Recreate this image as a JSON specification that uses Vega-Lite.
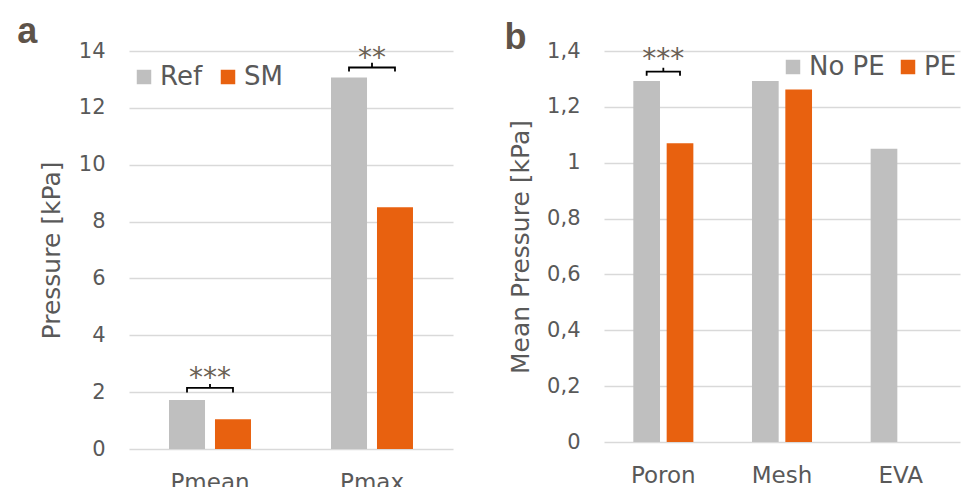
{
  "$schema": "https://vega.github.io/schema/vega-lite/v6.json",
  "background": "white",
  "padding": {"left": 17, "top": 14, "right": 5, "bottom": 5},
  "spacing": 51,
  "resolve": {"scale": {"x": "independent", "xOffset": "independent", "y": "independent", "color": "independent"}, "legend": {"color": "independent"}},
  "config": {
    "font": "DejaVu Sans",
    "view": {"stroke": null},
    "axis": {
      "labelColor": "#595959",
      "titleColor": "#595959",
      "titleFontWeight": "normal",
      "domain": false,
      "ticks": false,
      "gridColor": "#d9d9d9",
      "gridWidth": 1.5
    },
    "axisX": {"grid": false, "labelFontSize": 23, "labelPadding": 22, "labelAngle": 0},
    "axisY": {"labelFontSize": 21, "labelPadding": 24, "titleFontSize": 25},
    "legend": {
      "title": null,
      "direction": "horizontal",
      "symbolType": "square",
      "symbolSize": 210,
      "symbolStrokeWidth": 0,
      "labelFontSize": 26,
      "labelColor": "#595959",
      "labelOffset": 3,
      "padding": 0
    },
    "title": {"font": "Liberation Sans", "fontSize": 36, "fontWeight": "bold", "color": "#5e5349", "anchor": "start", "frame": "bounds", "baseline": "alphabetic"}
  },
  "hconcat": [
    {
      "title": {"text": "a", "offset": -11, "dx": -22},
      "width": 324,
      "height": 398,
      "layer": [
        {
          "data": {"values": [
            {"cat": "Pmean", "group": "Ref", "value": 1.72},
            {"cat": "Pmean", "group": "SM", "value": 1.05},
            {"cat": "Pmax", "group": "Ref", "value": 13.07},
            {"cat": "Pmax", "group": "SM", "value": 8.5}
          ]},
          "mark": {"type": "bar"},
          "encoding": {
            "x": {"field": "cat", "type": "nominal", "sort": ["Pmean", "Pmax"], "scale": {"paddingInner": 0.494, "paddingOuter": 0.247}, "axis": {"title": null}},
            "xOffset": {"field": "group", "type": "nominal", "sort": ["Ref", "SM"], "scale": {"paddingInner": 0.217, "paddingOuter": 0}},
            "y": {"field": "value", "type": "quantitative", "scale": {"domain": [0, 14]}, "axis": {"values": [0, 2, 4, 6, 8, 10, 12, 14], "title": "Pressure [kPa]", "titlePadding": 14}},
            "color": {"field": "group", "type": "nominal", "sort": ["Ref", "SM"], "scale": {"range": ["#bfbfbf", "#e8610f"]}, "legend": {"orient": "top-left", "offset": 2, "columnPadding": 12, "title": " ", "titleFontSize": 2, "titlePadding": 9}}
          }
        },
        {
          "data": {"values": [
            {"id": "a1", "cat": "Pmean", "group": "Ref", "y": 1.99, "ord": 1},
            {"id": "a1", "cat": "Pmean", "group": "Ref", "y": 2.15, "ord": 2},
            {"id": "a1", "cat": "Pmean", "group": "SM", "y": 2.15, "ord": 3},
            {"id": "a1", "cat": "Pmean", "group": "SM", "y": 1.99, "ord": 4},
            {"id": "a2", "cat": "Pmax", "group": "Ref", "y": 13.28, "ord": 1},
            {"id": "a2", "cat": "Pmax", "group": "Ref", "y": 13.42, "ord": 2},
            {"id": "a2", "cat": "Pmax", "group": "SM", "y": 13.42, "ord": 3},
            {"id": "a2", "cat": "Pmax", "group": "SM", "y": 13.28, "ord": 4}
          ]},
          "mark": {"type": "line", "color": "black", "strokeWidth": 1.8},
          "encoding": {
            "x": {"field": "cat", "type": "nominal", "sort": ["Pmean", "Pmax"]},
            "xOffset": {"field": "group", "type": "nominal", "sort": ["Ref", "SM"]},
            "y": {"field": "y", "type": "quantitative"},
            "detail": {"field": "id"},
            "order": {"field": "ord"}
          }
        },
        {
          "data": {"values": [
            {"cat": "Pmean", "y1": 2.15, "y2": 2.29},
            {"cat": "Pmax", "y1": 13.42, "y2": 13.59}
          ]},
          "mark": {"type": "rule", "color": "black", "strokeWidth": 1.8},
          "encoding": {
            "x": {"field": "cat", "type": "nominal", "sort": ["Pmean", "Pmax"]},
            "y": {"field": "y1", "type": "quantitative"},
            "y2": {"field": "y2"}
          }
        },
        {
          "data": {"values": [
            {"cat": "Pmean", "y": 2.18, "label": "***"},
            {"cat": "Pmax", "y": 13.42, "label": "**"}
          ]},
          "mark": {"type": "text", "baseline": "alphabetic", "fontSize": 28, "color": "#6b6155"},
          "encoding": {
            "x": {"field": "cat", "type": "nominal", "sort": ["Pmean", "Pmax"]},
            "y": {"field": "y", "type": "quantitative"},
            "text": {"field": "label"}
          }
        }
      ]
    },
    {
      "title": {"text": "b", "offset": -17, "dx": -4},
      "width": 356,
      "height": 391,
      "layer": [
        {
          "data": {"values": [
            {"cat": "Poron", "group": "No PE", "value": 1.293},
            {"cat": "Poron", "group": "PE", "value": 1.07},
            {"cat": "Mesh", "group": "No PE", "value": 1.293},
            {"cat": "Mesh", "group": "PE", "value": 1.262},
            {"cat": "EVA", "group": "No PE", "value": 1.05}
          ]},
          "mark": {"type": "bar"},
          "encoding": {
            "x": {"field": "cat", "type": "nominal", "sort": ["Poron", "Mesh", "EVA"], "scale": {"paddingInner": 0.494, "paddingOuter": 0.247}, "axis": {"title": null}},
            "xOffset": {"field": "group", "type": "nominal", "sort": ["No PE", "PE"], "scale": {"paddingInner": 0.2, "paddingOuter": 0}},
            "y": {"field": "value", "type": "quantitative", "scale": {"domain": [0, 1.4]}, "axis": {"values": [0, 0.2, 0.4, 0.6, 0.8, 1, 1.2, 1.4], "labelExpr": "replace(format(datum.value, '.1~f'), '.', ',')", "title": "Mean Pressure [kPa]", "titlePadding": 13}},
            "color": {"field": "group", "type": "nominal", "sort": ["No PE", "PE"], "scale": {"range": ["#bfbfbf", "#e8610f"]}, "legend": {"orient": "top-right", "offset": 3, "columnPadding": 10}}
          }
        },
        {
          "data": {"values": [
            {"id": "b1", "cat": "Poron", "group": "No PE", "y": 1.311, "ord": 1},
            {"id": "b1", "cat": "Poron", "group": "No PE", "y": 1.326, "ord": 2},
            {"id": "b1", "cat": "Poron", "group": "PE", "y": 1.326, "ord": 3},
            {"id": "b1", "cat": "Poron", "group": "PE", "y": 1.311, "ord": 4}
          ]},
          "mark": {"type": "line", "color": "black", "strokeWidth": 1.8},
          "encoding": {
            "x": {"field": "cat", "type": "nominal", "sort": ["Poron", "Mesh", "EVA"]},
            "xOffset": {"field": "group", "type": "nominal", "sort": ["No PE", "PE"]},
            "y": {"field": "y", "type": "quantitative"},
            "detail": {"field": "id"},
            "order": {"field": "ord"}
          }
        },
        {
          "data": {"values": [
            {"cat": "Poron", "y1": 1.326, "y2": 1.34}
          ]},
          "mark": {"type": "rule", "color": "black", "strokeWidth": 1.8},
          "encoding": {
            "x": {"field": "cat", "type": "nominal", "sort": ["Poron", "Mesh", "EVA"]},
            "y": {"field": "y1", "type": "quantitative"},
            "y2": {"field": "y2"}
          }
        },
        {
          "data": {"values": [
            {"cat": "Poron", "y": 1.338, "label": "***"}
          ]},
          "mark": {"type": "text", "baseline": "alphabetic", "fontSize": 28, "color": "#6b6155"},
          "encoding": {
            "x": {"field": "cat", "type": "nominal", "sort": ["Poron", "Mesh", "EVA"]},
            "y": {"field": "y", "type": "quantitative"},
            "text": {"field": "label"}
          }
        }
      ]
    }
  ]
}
□ □ □
Without including any pictures, reproduce the listing exactly.

Output for this exercise >>
Recreate this image as a JSON specification that uses Vega-Lite.
{
  "$schema": "https://vega.github.io/schema/vega-lite/v6.json",
  "background": "white",
  "padding": {"left": 17, "top": 14, "right": 5, "bottom": 5},
  "spacing": 51,
  "resolve": {"scale": {"x": "independent", "xOffset": "independent", "y": "independent", "color": "independent"}, "legend": {"color": "independent"}},
  "config": {
    "font": "DejaVu Sans",
    "view": {"stroke": null},
    "axis": {
      "labelColor": "#595959",
      "titleColor": "#595959",
      "titleFontWeight": "normal",
      "domain": false,
      "ticks": false,
      "gridColor": "#d9d9d9",
      "gridWidth": 1.5
    },
    "axisX": {"grid": false, "labelFontSize": 23, "labelPadding": 22, "labelAngle": 0},
    "axisY": {"labelFontSize": 21, "labelPadding": 24, "titleFontSize": 25},
    "legend": {
      "title": null,
      "direction": "horizontal",
      "symbolType": "square",
      "symbolSize": 210,
      "symbolStrokeWidth": 0,
      "labelFontSize": 26,
      "labelColor": "#595959",
      "labelOffset": 3,
      "padding": 0
    },
    "title": {"font": "Liberation Sans", "fontSize": 36, "fontWeight": "bold", "color": "#5e5349", "anchor": "start", "frame": "bounds", "baseline": "alphabetic"}
  },
  "hconcat": [
    {
      "title": {"text": "a", "offset": -11, "dx": -22},
      "width": 324,
      "height": 398,
      "layer": [
        {
          "data": {"values": [
            {"cat": "Pmean", "group": "Ref", "value": 1.72},
            {"cat": "Pmean", "group": "SM", "value": 1.05},
            {"cat": "Pmax", "group": "Ref", "value": 13.07},
            {"cat": "Pmax", "group": "SM", "value": 8.5}
          ]},
          "mark": {"type": "bar"},
          "encoding": {
            "x": {"field": "cat", "type": "nominal", "sort": ["Pmean", "Pmax"], "scale": {"paddingInner": 0.494, "paddingOuter": 0.247}, "axis": {"title": null}},
            "xOffset": {"field": "group", "type": "nominal", "sort": ["Ref", "SM"], "scale": {"paddingInner": 0.217, "paddingOuter": 0}},
            "y": {"field": "value", "type": "quantitative", "scale": {"domain": [0, 14]}, "axis": {"values": [0, 2, 4, 6, 8, 10, 12, 14], "title": "Pressure [kPa]", "titlePadding": 14}},
            "color": {"field": "group", "type": "nominal", "sort": ["Ref", "SM"], "scale": {"range": ["#bfbfbf", "#e8610f"]}, "legend": {"orient": "top-left", "offset": 2, "columnPadding": 12, "title": " ", "titleFontSize": 2, "titlePadding": 9}}
          }
        },
        {
          "data": {"values": [
            {"id": "a1", "cat": "Pmean", "group": "Ref", "y": 1.99, "ord": 1},
            {"id": "a1", "cat": "Pmean", "group": "Ref", "y": 2.15, "ord": 2},
            {"id": "a1", "cat": "Pmean", "group": "SM", "y": 2.15, "ord": 3},
            {"id": "a1", "cat": "Pmean", "group": "SM", "y": 1.99, "ord": 4},
            {"id": "a2", "cat": "Pmax", "group": "Ref", "y": 13.28, "ord": 1},
            {"id": "a2", "cat": "Pmax", "group": "Ref", "y": 13.42, "ord": 2},
            {"id": "a2", "cat": "Pmax", "group": "SM", "y": 13.42, "ord": 3},
            {"id": "a2", "cat": "Pmax", "group": "SM", "y": 13.28, "ord": 4}
          ]},
          "mark": {"type": "line", "color": "black", "strokeWidth": 1.8},
          "encoding": {
            "x": {"field": "cat", "type": "nominal", "sort": ["Pmean", "Pmax"]},
            "xOffset": {"field": "group", "type": "nominal", "sort": ["Ref", "SM"]},
            "y": {"field": "y", "type": "quantitative"},
            "detail": {"field": "id"},
            "order": {"field": "ord"}
          }
        },
        {
          "data": {"values": [
            {"cat": "Pmean", "y1": 2.15, "y2": 2.29},
            {"cat": "Pmax", "y1": 13.42, "y2": 13.59}
          ]},
          "mark": {"type": "rule", "color": "black", "strokeWidth": 1.8},
          "encoding": {
            "x": {"field": "cat", "type": "nominal", "sort": ["Pmean", "Pmax"]},
            "y": {"field": "y1", "type": "quantitative"},
            "y2": {"field": "y2"}
          }
        },
        {
          "data": {"values": [
            {"cat": "Pmean", "y": 2.18, "label": "***"},
            {"cat": "Pmax", "y": 13.42, "label": "**"}
          ]},
          "mark": {"type": "text", "baseline": "alphabetic", "fontSize": 28, "color": "#6b6155"},
          "encoding": {
            "x": {"field": "cat", "type": "nominal", "sort": ["Pmean", "Pmax"]},
            "y": {"field": "y", "type": "quantitative"},
            "text": {"field": "label"}
          }
        }
      ]
    },
    {
      "title": {"text": "b", "offset": -17, "dx": -4},
      "width": 356,
      "height": 391,
      "layer": [
        {
          "data": {"values": [
            {"cat": "Poron", "group": "No PE", "value": 1.293},
            {"cat": "Poron", "group": "PE", "value": 1.07},
            {"cat": "Mesh", "group": "No PE", "value": 1.293},
            {"cat": "Mesh", "group": "PE", "value": 1.262},
            {"cat": "EVA", "group": "No PE", "value": 1.05}
          ]},
          "mark": {"type": "bar"},
          "encoding": {
            "x": {"field": "cat", "type": "nominal", "sort": ["Poron", "Mesh", "EVA"], "scale": {"paddingInner": 0.494, "paddingOuter": 0.247}, "axis": {"title": null}},
            "xOffset": {"field": "group", "type": "nominal", "sort": ["No PE", "PE"], "scale": {"paddingInner": 0.2, "paddingOuter": 0}},
            "y": {"field": "value", "type": "quantitative", "scale": {"domain": [0, 1.4]}, "axis": {"values": [0, 0.2, 0.4, 0.6, 0.8, 1, 1.2, 1.4], "labelExpr": "replace(format(datum.value, '.1~f'), '.', ',')", "title": "Mean Pressure [kPa]", "titlePadding": 13}},
            "color": {"field": "group", "type": "nominal", "sort": ["No PE", "PE"], "scale": {"range": ["#bfbfbf", "#e8610f"]}, "legend": {"orient": "top-right", "offset": 3, "columnPadding": 10}}
          }
        },
        {
          "data": {"values": [
            {"id": "b1", "cat": "Poron", "group": "No PE", "y": 1.311, "ord": 1},
            {"id": "b1", "cat": "Poron", "group": "No PE", "y": 1.326, "ord": 2},
            {"id": "b1", "cat": "Poron", "group": "PE", "y": 1.326, "ord": 3},
            {"id": "b1", "cat": "Poron", "group": "PE", "y": 1.311, "ord": 4}
          ]},
          "mark": {"type": "line", "color": "black", "strokeWidth": 1.8},
          "encoding": {
            "x": {"field": "cat", "type": "nominal", "sort": ["Poron", "Mesh", "EVA"]},
            "xOffset": {"field": "group", "type": "nominal", "sort": ["No PE", "PE"]},
            "y": {"field": "y", "type": "quantitative"},
            "detail": {"field": "id"},
            "order": {"field": "ord"}
          }
        },
        {
          "data": {"values": [
            {"cat": "Poron", "y1": 1.326, "y2": 1.34}
          ]},
          "mark": {"type": "rule", "color": "black", "strokeWidth": 1.8},
          "encoding": {
            "x": {"field": "cat", "type": "nominal", "sort": ["Poron", "Mesh", "EVA"]},
            "y": {"field": "y1", "type": "quantitative"},
            "y2": {"field": "y2"}
          }
        },
        {
          "data": {"values": [
            {"cat": "Poron", "y": 1.338, "label": "***"}
          ]},
          "mark": {"type": "text", "baseline": "alphabetic", "fontSize": 28, "color": "#6b6155"},
          "encoding": {
            "x": {"field": "cat", "type": "nominal", "sort": ["Poron", "Mesh", "EVA"]},
            "y": {"field": "y", "type": "quantitative"},
            "text": {"field": "label"}
          }
        }
      ]
    }
  ]
}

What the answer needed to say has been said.